• [Task brief]:
Retype only the lines running from the line that contains "Generate a LaTeX" to the line that contains "width=5.33cm] (ms) at", inclusive, and leave the pictures behind.

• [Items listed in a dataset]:

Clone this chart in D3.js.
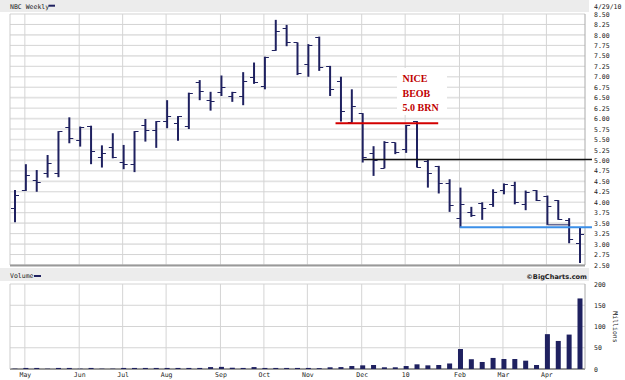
<!DOCTYPE html>
<html>
<head>
<meta charset="utf-8">
<script src="https://cdn.jsdelivr.net/npm/d3@7"></script>
<style>
  body { margin: 0; background: #fff; }
  svg { display: block; }
  .lbl { font-family: "DejaVu Sans Mono", monospace; font-size: 6.5px; fill: #222; }
</style>
</head>
<body>
<div id="chart"></div>
<script>
var svgWidth = 625;
var svgHeight = 380;

// weekly OHLC, NBC, May 2009 - Apr 2010
var opens = [3.86, 4.29, 4.52, 4.69, 4.69, 5.79, 5.50, 5.83, 5.09, 5.33, 4.97, 4.91, 5.85, 5.73, 5.94, 5.90, 5.82,
  6.88, 6.44, 6.64, 6.54, 6.55, 7.00, 6.79, 7.64, 8.16, 7.82, 7.30, 7.96, 7.25, 6.90, 5.93, 6.13, 5.18, 4.83,
  5.43, 5.27, 5.94, 4.99, 4.86, 4.45, 3.62, 3.77, 3.99, 3.95, 4.29, 4.41, 3.97, 4.29, 4.16, 4.05, 3.57, 3.02];
var highs = [4.29, 4.91, 4.77, 5.13, 5.70, 6.03, 5.81, 5.83, 5.36, 5.65, 5.37, 5.70, 5.99, 5.94, 6.44, 6.06, 6.62,
  6.92, 6.64, 7.03, 6.64, 7.11, 7.34, 7.48, 8.36, 8.24, 7.82, 7.78, 7.96, 7.26, 7.00, 6.70, 6.13, 5.34, 5.46,
  5.43, 5.85, 5.94, 5.01, 4.87, 4.55, 4.35, 3.89, 4.00, 4.31, 4.45, 4.49, 4.28, 4.29, 4.16, 4.05, 3.62, 3.41];
var lows = [3.52, 4.27, 4.25, 4.59, 4.60, 5.41, 5.33, 4.91, 4.83, 5.05, 4.79, 4.72, 5.45, 5.30, 5.77, 5.47, 5.75,
  6.44, 6.19, 6.54, 6.40, 6.32, 6.83, 6.70, 7.62, 7.73, 7.04, 7.00, 7.14, 6.54, 5.93, 5.90, 4.95, 4.63, 4.81,
  5.15, 5.18, 4.83, 4.35, 4.21, 3.77, 3.39, 3.65, 3.58, 3.89, 4.19, 3.95, 3.81, 4.03, 3.46, 3.58, 3.02, 2.55];
var closes = [4.17, 4.65, 4.48, 4.93, 5.70, 5.53, 5.81, 5.23, 5.17, 5.08, 4.91, 5.70, 5.73, 5.94, 6.05, 6.06, 6.62,
  6.66, 6.42, 6.75, 6.64, 6.90, 6.88, 7.48, 8.10, 7.82, 7.10, 7.76, 7.24, 6.71, 6.18, 6.31, 5.07, 5.02, 5.43,
  5.19, 5.85, 4.85, 4.69, 4.45, 3.93, 3.95, 3.69, 3.86, 4.25, 4.43, 4.01, 4.25, 4.05, 3.92, 3.59, 3.11, 3.23];
// volume, millions
var volumes = [0.8, 2.5, 2.5, 0.8, 2.5, 2.5, 0.8, 2.5, 0.8, 0.8, 2.5, 2.5, 2.5, 2.5, 2.5, 2.5, 2.5,
  2.5, 4.5, 5, 3, 2.5, 4.5, 2.5, 2.5, 2.5, 2.5, 2.5, 2, 4, 4.5, 7, 8.6, 9.4, 4,
  4, 7, 11, 8.6, 9.4, 13, 47, 23, 16.5, 26, 23.5, 23.5, 19.6, 9.4, 82, 66, 81, 166];

var monthIdx = [1, 6, 10, 14, 19, 23, 27, 32, 36, 41, 45, 49];
var monthLabels = ["May", "Jun", "Jul", "Aug", "Sep", "Oct", "Nov", "Dec", "10", "Feb", "Mar", "Apr"];
var priceTicks = [2.50, 2.75, 3.00, 3.25, 3.50, 3.75, 4.00, 4.25, 4.50, 4.75, 5.00, 5.25, 5.50, 5.75,
  6.00, 6.25, 6.50, 6.75, 7.00, 7.25, 7.50, 7.75, 8.00, 8.25, 8.50];
var volTicks = [0, 50, 100, 150, 200];

// hand-drawn marks: [from index, to index, price]
var redLine = [29.5, 38.95, 5.89];
var blackLine = [32.05, 53.1, 5.02];
var blueLine = [40.95, 53.1, 3.40];
var darkLine = [49, 51.1, 3.46];
var noteLines = ["NICE", "BEOB", "5.0 BRN"];

var navy = "#1f2160";
var gridCol = "#d4d4d4";

var svg = d3.select("#chart")
  .append("svg")
  .attr("width", svgWidth)
  .attr("height", svgHeight);

var plotL = 10, plotR = 585;
var x = d3.scaleLinear().domain([0, 52]).range([15, 580]);
var y = d3.scaleLinear().domain([2.5, 8.5]).range([265, 14]);
var yv = d3.scaleLinear().domain([0, 200]).range([369, 284]);

// header bands
svg.append("rect").attr("x", 0).attr("y", 0).attr("width", 589).attr("height", 12).attr("fill", "#ececec");
svg.append("rect").attr("x", 0).attr("y", 268).attr("width", 589).attr("height", 13).attr("fill", "#ececec");

svg.append("text").attr("class", "lbl").attr("x", 10).attr("y", 8.5).text("NBC Weekly");
svg.append("line").attr("x1", 48.5).attr("x2", 55).attr("y1", 5.7).attr("y2", 5.7)
  .attr("stroke", navy).attr("stroke-width", 2);
svg.append("text").attr("class", "lbl").attr("x", 594).attr("y", 8.5).text("4/29/10");

svg.append("text").attr("class", "lbl").attr("x", 10).attr("y", 278).text("Volume");
svg.append("line").attr("x1", 34).attr("x2", 41).attr("y1", 276).attr("y2", 276)
  .attr("stroke", navy).attr("stroke-width", 2);
svg.append("text").attr("x", 587).attr("y", 278.5).attr("text-anchor", "end")
  .style("font-family", "DejaVu Sans").style("font-size", "6.6px").style("font-weight", "bold")
  .attr("fill", "#222").text("\u00a9BigCharts.com");

// price grid
var gp = svg.append("g");
gp.selectAll("line.h").data(priceTicks).enter().append("line")
  .attr("x1", plotL).attr("x2", plotR)
  .attr("y1", d => y(d)).attr("y2", d => y(d))
  .attr("stroke", d => (d * 2) % 1 === 0 ? "#e2e2e2" : gridCol)
  .attr("stroke-width", d => (d * 2) % 1 === 0 ? 1.6 : 1);
gp.selectAll("line.v").data(monthIdx).enter().append("line")
  .attr("x1", d => x(d) - 1).attr("x2", d => x(d) - 1)
  .attr("y1", y(8.5)).attr("y2", y(2.5))
  .attr("stroke", gridCol);
gp.append("line").attr("x1", plotL).attr("x2", plotL).attr("y1", 14).attr("y2", 265).attr("stroke", "#ccc");
gp.append("line").attr("x1", plotR).attr("x2", plotR).attr("y1", 14).attr("y2", 265).attr("stroke", "#aaa");
gp.append("line").attr("x1", plotL).attr("x2", plotR).attr("y1", 265.5).attr("y2", 265.5)
  .attr("stroke", "#999").attr("stroke-width", 2);

// volume grid
var gv = svg.append("g");
gv.selectAll("line").data(volTicks).enter().append("line")
  .attr("x1", plotL).attr("x2", plotR)
  .attr("y1", d => yv(d)).attr("y2", d => yv(d))
  .attr("stroke", d => d === 0 ? "#999" : gridCol)
  .attr("stroke-width", d => d === 0 ? 2 : 1);
gv.selectAll("line.v").data(monthIdx).enter().append("line")
  .attr("x1", d => x(d) - 1).attr("x2", d => x(d) - 1)
  .attr("y1", yv(200)).attr("y2", yv(0))
  .attr("stroke", gridCol);
gv.append("line").attr("x1", plotL).attr("x2", plotL).attr("y1", 284).attr("y2", 369).attr("stroke", "#ccc");
gv.append("line").attr("x1", plotR).attr("x2", plotR).attr("y1", 284).attr("y2", 369).attr("stroke", "#aaa");

// axes
var priceAxis = d3.axisRight(y).tickValues(priceTicks).tickFormat(d3.format(".2f")).tickSize(0).tickPadding(9);
var ga = svg.append("g").attr("transform", `translate(${plotR},0)`).call(priceAxis);
var volAxis = d3.axisRight(yv).tickValues(volTicks).tickSize(0).tickPadding(9);
var gva = svg.append("g").attr("transform", `translate(${plotR},0)`).call(volAxis);
var monthAxis = d3.axisBottom(x).tickValues(monthIdx).tickFormat((d, i) => monthLabels[i]).tickSize(0).tickPadding(3);
var gma = svg.append("g").attr("transform", `translate(-1,${yv(0)})`).call(monthAxis);
[ga, gva, gma].forEach(function(g) {
  g.select(".domain").remove();
  g.selectAll("text").attr("class", "lbl").attr("fill", null);
});

svg.append("text").attr("class", "lbl")
  .attr("transform", "translate(613,327) rotate(90)")
  .attr("text-anchor", "middle").text("Millions");

// volume bars
svg.append("g").selectAll("rect").data(volumes).enter().append("rect")
  .attr("x", (d, i) => x(i) - 2.5)
  .attr("width", 5)
  .attr("y", d => yv(d))
  .attr("height", d => yv(0) - yv(d))
  .attr("fill", navy);

// annotation box
svg.append("rect").attr("x", 397).attr("y", 68).attr("width", 50).attr("height", 47).attr("fill", "#fff");

// price bars
var bars = svg.append("g").selectAll("g").data(highs).enter().append("g");
bars.append("line")
  .attr("x1", (d, i) => x(i)).attr("x2", (d, i) => x(i))
  .attr("y1", (d, i) => y(highs[i])).attr("y2", (d, i) => y(lows[i]))
  .attr("stroke", navy).attr("stroke-width", 2);
bars.append("line")
  .attr("x1", (d, i) => x(i) - 4).attr("x2", (d, i) => x(i))
  .attr("y1", (d, i) => Math.round(y(opens[i])) + 0.5).attr("y2", (d, i) => Math.round(y(opens[i])) + 0.5)
  .attr("stroke", navy).attr("stroke-width", 1);
bars.append("line")
  .attr("x1", (d, i) => x(i)).attr("x2", (d, i) => x(i) + 4)
  .attr("y1", (d, i) => Math.round(y(closes[i])) + 0.5).attr("y2", (d, i) => Math.round(y(closes[i])) + 0.5)
  .attr("stroke", navy).attr("stroke-width", 1);

// hand drawn lines
function hline(l, col, w) {
  svg.append("line")
    .attr("x1", x(l[0])).attr("x2", x(l[1]))
    .attr("y1", y(l[2])).attr("y2", y(l[2]))
    .attr("stroke", col).attr("stroke-width", w);
}
hline(blackLine, "#111", 1.5);
hline(darkLine, navy, 1);
hline(blueLine, "#3b8fe8", 2);
hline(redLine, "#d30000", 2);

svg.append("g").selectAll("text").data(noteLines).enter().append("text")
  .attr("x", 402.5)
  .attr("y", (d, i) => 82 + i * 14.6)
  .style("font-family", "Liberation Serif").style("font-size", "10px").style("font-weight", "bold")
  .attr("fill", "#c00000")
  .text(d => d);
</script>
</body>
</html>
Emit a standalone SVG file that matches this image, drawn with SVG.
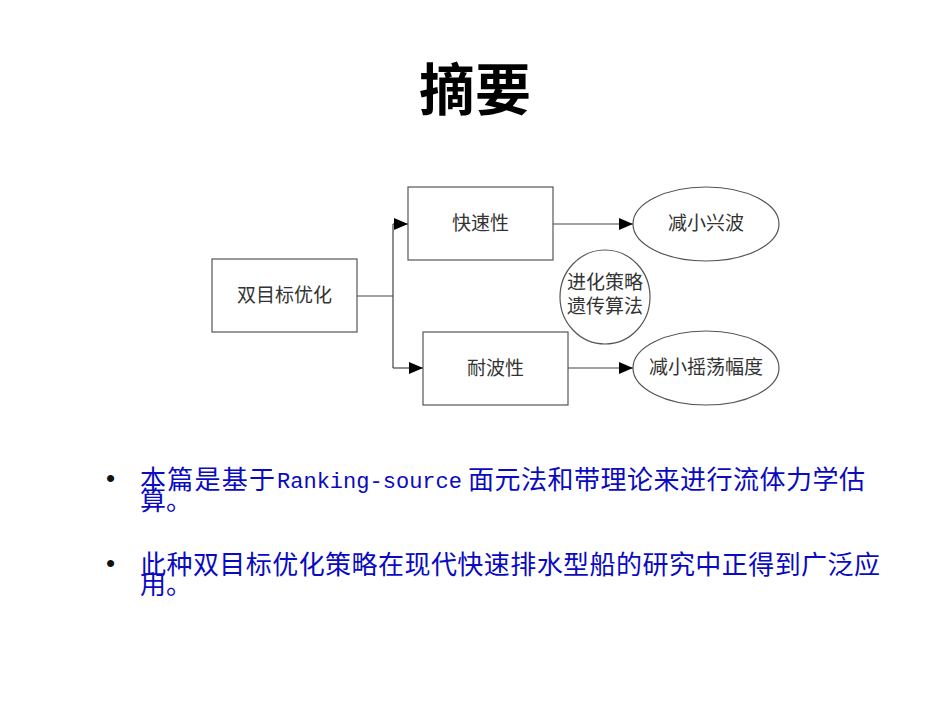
<svg xmlns="http://www.w3.org/2000/svg" width="950" height="713" viewBox="0 0 950 713">
<style>
.box{fill:#fff;stroke:#555;stroke-width:1.2}
.lbl{font-family:"Noto Sans CJK SC","Liberation Sans",sans-serif;font-size:19px;fill:#333;text-anchor:middle}
.ln{fill:none;stroke:#444;stroke-width:1.2}
.bt{font-family:"Noto Sans CJK SC","Liberation Sans",sans-serif;font-size:26px;fill:#0a0ac0}
.mono{font-family:"Liberation Mono","Noto Sans CJK SC",monospace;font-size:22px}
.bul{font-family:"Liberation Sans",sans-serif;font-size:26px;fill:#111}
</style>
<defs>
<marker id="arr" markerWidth="14" markerHeight="12" refX="14" refY="6" orient="auto" markerUnits="userSpaceOnUse">
<path d="M0,0 L14,6 L0,12 Z" fill="#000"/>
</marker>
</defs>
<rect width="950" height="713" fill="#fff"/>
<text x="475" y="110" font-family="Noto Sans CJK SC,sans-serif" font-size="56" font-weight="bold" text-anchor="middle" fill="#000">摘要</text>

<g id="connectors">
<path class="ln" d="M357,296 H393"/>
<path class="ln" d="M393,224 V368"/>
<path class="ln" d="M393,224 H408" marker-end="url(#arr)"/>
<path class="ln" d="M393,368 H423" marker-end="url(#arr)"/>
<path class="ln" d="M553,224 H633" marker-end="url(#arr)"/>
<path class="ln" d="M568,368 H633" marker-end="url(#arr)"/>
</g>

<g id="n-dual">
<rect class="box" x="212" y="259" width="145" height="73"/>
<text class="lbl" x="284.5" y="302">双目标优化</text>
</g>
<g id="n-speed">
<rect class="box" x="408" y="187" width="145" height="73"/>
<text class="lbl" x="480.5" y="230">快速性</text>
</g>
<g id="n-sea">
<rect class="box" x="423" y="332" width="145" height="73"/>
<text class="lbl" x="495.5" y="375">耐波性</text>
</g>
<g id="n-wave">
<ellipse class="box" cx="706" cy="224" rx="73" ry="37"/>
<text class="lbl" x="706" y="230">减小兴波</text>
</g>
<g id="n-ga">
<ellipse class="box" cx="605" cy="297" rx="45" ry="47"/>
<text class="lbl" font-size="20"><tspan x="605" y="289">进化策略</tspan><tspan x="605" y="313">遗传算法</tspan></text>
</g>
<g id="n-roll">
<ellipse class="box" cx="706" cy="368" rx="73" ry="37"/>
<text class="lbl" x="706" y="374">减小摇荡幅度</text>
</g>

<g id="bullets">
<text class="bul" x="106" y="487">•</text>
<text class="bt"><tspan x="140" y="489" textLength="135" lengthAdjust="spacing">本篇是基于</tspan><tspan class="mono" x="277" y="488" textLength="185" lengthAdjust="spacing">Ranking-source</tspan><tspan x="468" y="489" textLength="397" lengthAdjust="spacing">面元法和带理论来进行流体力学估</tspan><tspan x="140" y="510">算。</tspan></text>
<text class="bul" x="106" y="572">•</text>
<text class="bt"><tspan x="140" y="574" textLength="740" lengthAdjust="spacing">此种双目标优化策略在现代快速排水型船的研究中正得到广泛应</tspan><tspan x="140" y="594">用。</tspan></text>
</g>
</svg>
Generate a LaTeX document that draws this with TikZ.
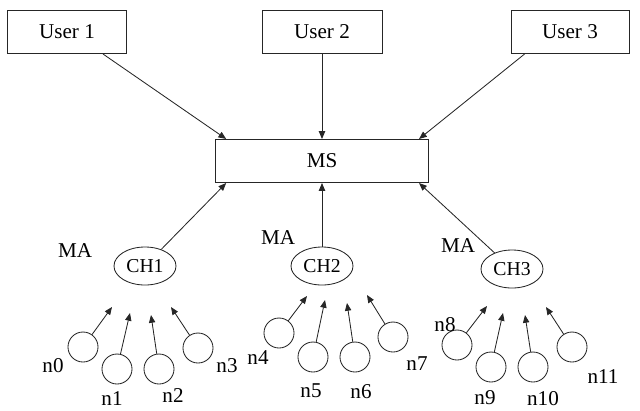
\documentclass[tikz,border=0pt]{standalone}
\usepackage{fontspec}
\setmainfont{Liberation Serif}
\usetikzlibrary{arrows.meta,shapes.geometric}

\begin{document}
\begin{tikzpicture}[x=0.025cm,y=-0.025cm,
    font=\fontsize{15}{18}\selectfont,
    line width=0.6pt,
    box/.style={draw=black!85,rectangle,minimum height=1.08cm,inner sep=0pt},
    chnode/.style={draw=black!85,ellipse,minimum width=1.55cm,minimum height=0.95cm,inner sep=0pt,font=\fontsize{14}{16}\selectfont},
    sensor/.style={draw=black!85,circle,minimum size=0.75cm,inner sep=0pt},
    arr/.style={draw=black!85,-{Triangle[length=5.5pt,width=4.5pt]}}]
  \useasboundingbox (0,0) rectangle (640,410);
  \def\sensors{83/347,117/369,159/369,198/348,279/333,313/357,355/357,393/337,457/345,491/367,533/367,572/347} % circle centres (x/y)
  \def\tips{112/307,130/313,151/315,171/307,307/296,325/300,347/303,367/295,487/306,503/313,525/315,546/307} % arrow ends
  \def\sensorlabels{53/366,112/399,173/396,227/366,258/358,311/391,361/392,417/364,445/325,485/398,543/399,603/377}

  \node[box,minimum width=2.98cm] (u1) at (67,32) {User 1};
  \node[box,minimum width=3cm] (u2) at (322,32) {User 2};
  \node[box,minimum width=2.95cm] (u3) at (570,32) {User 3};
  \node[box,minimum width=5.33cm] (ms) at (322,161) {MS};

  \node[chnode] (ch1) at (145,266) {CH1};
  \node[chnode] (ch2) at (322,266) {CH2};
  \node[chnode] (ch3) at (512,269) {CH3};
  \node (ma1) at (75,251) {MA};
  \node (ma2) at (278,238) {MA};
  \node (ma3) at (458,246) {MA};

  \draw[arr] ([xshift=-0.6cm]u1.south east) -- ([xshift=0.28cm]ms.north west);
  \draw[arr] (u2) -- (ms);
  \draw[arr] ([xshift=0.35cm]u3.south west) -- ([xshift=-0.25cm]ms.north east);
  \draw[arr] (ch1) -- ([xshift=0.28cm]ms.south west);
  \draw[arr] (ch2) -- (ms);
  \draw[arr] (ch3) -- ([xshift=-0.25cm]ms.south east);

  \foreach \x/\y [count=\i from 0] in \sensors {
    \node[sensor] (s\i) at (\x,\y) {}; }
  \foreach \x/\y [count=\i from 0] in \tips {
    \coordinate (t\i) at (\x,\y);
    \draw[arr] (s\i) -- (t\i);
  }
  \foreach \x/\y [count=\i from 0] in \sensorlabels {
    \node (n\i) at (\x,\y) {n\i}; }
\end{tikzpicture}
\end{document}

• [Task output]:
Generate a LaTeX document that draws this with TikZ.
\documentclass[tikz,border=0pt]{standalone}
\usepackage{fontspec}
\setmainfont{Liberation Serif}
\usetikzlibrary{arrows.meta,shapes.geometric}

\begin{document}
\begin{tikzpicture}[x=0.025cm,y=-0.025cm,
    font=\fontsize{15}{18}\selectfont,
    line width=0.6pt,
    box/.style={draw=black!85,rectangle,minimum height=1.08cm,inner sep=0pt},
    chnode/.style={draw=black!85,ellipse,minimum width=1.55cm,minimum height=0.95cm,inner sep=0pt,font=\fontsize{14}{16}\selectfont},
    sensor/.style={draw=black!85,circle,minimum size=0.75cm,inner sep=0pt},
    arr/.style={draw=black!85,-{Triangle[length=5.5pt,width=4.5pt]}}]
  \useasboundingbox (0,0) rectangle (640,410);
  \def\sensors{83/347,117/369,159/369,198/348,279/333,313/357,355/357,393/337,457/345,491/367,533/367,572/347} % circle centres (x/y)
  \def\tips{112/307,130/313,151/315,171/307,307/296,325/300,347/303,367/295,487/306,503/313,525/315,546/307} % arrow ends
  \def\sensorlabels{53/366,112/399,173/396,227/366,258/358,311/391,361/392,417/364,445/325,485/398,543/399,603/377}

  \node[box,minimum width=2.98cm] (u1) at (67,32) {User 1};
  \node[box,minimum width=3cm] (u2) at (322,32) {User 2};
  \node[box,minimum width=2.95cm] (u3) at (570,32) {User 3};
  \node[box,minimum width=5.33cm] (ms) at (322,161) {MS};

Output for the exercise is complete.